Task objective - Begin with the first line of the material and copy each line word for word through the line that contains "import numpy as np"; the pictures are left out.

# start of Provided material

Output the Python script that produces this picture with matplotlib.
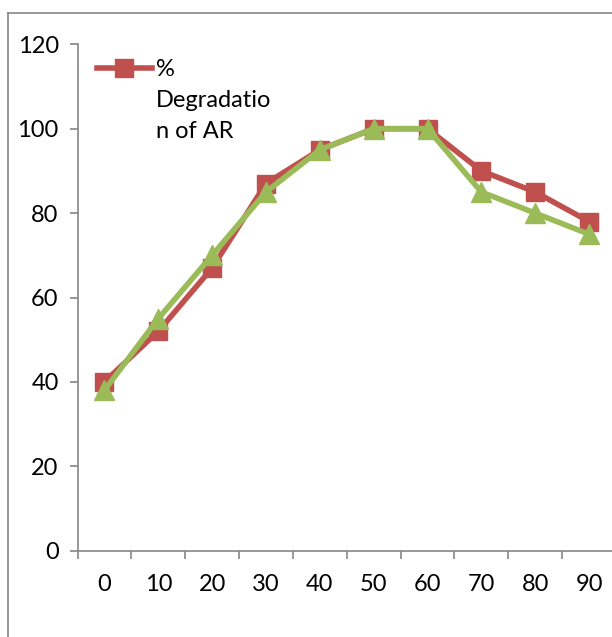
import matplotlib
matplotlib.use("Agg")
import matplotlib.pyplot as plt
from matplotlib.lines import Line2D
import numpy as np

# Temperature categories and degradation values (%)
categories = ["0", "10", "20", "30", "40", "50", "60", "70", "80", "90"]
degradation_ar = [40, 52, 67, 87, 95, 100, 100, 90, 85, 78]
degradation_2 = [38, 55, 70, 85, 95, 100, 100, 85, 80, 75]
y_ticks = [0, 20, 40, 60, 80, 100, 120]
legend_label = "%\nDegradatio\nn of AR"

red = "#C0504D"
green = "#9BBB59"
axis_gray = "#868686"

plt.rcParams["font.family"] = ["Lato", "DejaVu Sans"]

W, H = 612, 637
fig = plt.figure(figsize=(W / 100, H / 100), dpi=100)
# plot area runs a little past the right edge of the canvas
ax = fig.add_axes([77.5 / W, (H - 550.7) / H, 538.5 / W, (550.7 - 44.3) / H])

x = np.arange(len(categories))
ax.plot(x, degradation_ar, color=red, lw=4, marker="s", ms=13, zorder=3,
        clip_on=False)
ax.plot(x, degradation_2, color=green, lw=4, marker="^", ms=15, zorder=4,
        clip_on=False)

ax.set_ylim(0, 120)
ax.set_yticks(y_ticks)
ax.set_xlim(-0.5, len(categories) - 0.5)
ax.set_xticks(x)
ax.set_xticklabels(categories)
ax.set_xticks(np.arange(-0.5, len(categories)), minor=True)

for side in ("top", "right"):
    ax.spines[side].set_visible(False)
for side in ("left", "bottom"):
    ax.spines[side].set_color(axis_gray)
    ax.spines[side].set_linewidth(1.2)

ax.tick_params(axis="y", direction="out", length=5.5, width=1.2, color=axis_gray,
               labelsize=17, pad=8)
ax.tick_params(axis="x", which="major", length=0, labelsize=17, pad=17)
ax.tick_params(axis="x", which="minor", direction="out", length=5.5, width=1.2,
               color=axis_gray)

# legend entry for the first series, key on the first text line
fig.add_artist(Line2D([97 / W, 152 / W], [(H - 68) / H] * 2, color=red, lw=4,
                      transform=fig.transFigure))
fig.add_artist(Line2D([124 / W], [(H - 68) / H], color=red, marker="s", ms=13,
                      transform=fig.transFigure))
fig.text(156 / W, (H - 59) / H, legend_label, fontsize=17, va="top", ha="left",
         linespacing=1.6)

# chart border
fig.add_artist(Line2D([8.3 / W, 8.3 / W], [0, (H - 13.3) / H], color=axis_gray,
                      lw=1.2, transform=fig.transFigure))
fig.add_artist(Line2D([8.3 / W, 1], [(H - 13.3) / H, (H - 13.3) / H],
                      color=axis_gray, lw=1.2, transform=fig.transFigure))

fig.savefig("out.png", dpi=100)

# end of Provided material

Solved problem -
Output the Python script that produces this picture with matplotlib.
import matplotlib
matplotlib.use("Agg")
import matplotlib.pyplot as plt
from matplotlib.lines import Line2D
import numpy as np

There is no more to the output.